Later Friday, Charlottesville Mayor Mike Signer said he planned to propose memorializing Heyer in the city.
Heyer, 32, was killed on Saturday when a car plowed into a group demonstrating against a white supremacist rally. Nineteen others were injured; the suspected driver, James Alex Fields Jr., participated in the far-right rally. He is facing charges including second-degree murder.
Bro said she initially missed calls from the president, the first of which "looked like it actually came during the funeral" on Wednesday.
That day, Trump tweeted, "Memorial service today for beautiful and incredible Heather Heyer, a truly special young woman. She will be long remembered by all!"
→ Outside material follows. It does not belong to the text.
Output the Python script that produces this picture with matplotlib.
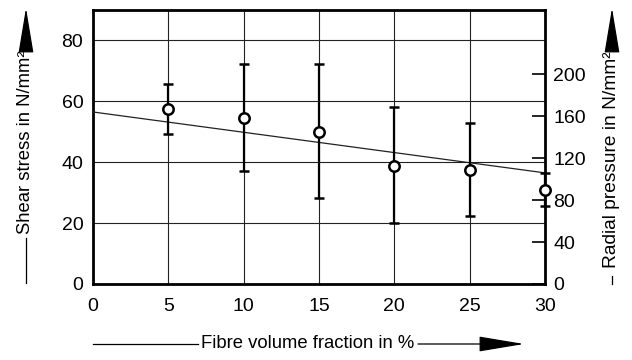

Bro said that she received "three more frantic messages from press secretaries throughout the day and I didn't know why." She said she did not immediately respond because she was recovering from the funeral and focused on setting up her daughter's foundation.
It wasn't until Thursday, Bro said, that she heard Trump's comments that appeared to equate the actions of the protesters and the white supremacist demonstrators.
"I'm not talking to the president now. I'm sorry. After what he said about my child," Bro said during the interview. "I saw an actual clip of him at a press conference equating the protesters like Miss Heyer with the KKK and the white supremacists. ... I'm not forgiving for that."
Trump initially stated that there was violence "on many sides," as NPR has reported. In comments Monday, Trump specifically called out "the KKK, neo-Nazis and white supremacists and other hate groups that are repugnant to everything we hold dear as Americans."
But he seemed to backtrack on that criticism Tuesday when he suggested there was "blame on both sides":
"I'm not putting anybody on a moral plane. What I'm saying is this — you had a group on one side, and you had a group on the other, and they came at each other with clubs and it was vicious and it was horrible and it was a horrible thing to watch. ... But there is another side. There was a group on this side, you can call them the left, you've just called them the left, that came, violently attacking the other group. So you can say what you want, but that's the way it is."
During Heyer's memorial service, her mother called on people to honor her daughter's legacy by fighting injustice. As NPR's Camila Domonoske reported, Bro cited a Facebook post that Heyer wrote: "If you're not outraged, you're not paying attention."
In a statement, the mayor said he was seeking to magnify Heyer's voice, as her mother asked.
Signer also said that he planned to "work with my colleagues on City Council to demand that our General Assembly swiftly enact legislation allowing localities to ban the open or concealed carry of weapons in public events deemed to pose a potential security risk."
He said that however the city decides to memorialize Heyer, it should be "in a way that tells the truth of what happened in our city."
Signer called for the removal of Confederate statues from downtown Charlottesville and asked that the governor and the state's General Assembly "come together in a special session so the legislature can swiftly act to enable localities to determine the fate of monuments like the Lee statue."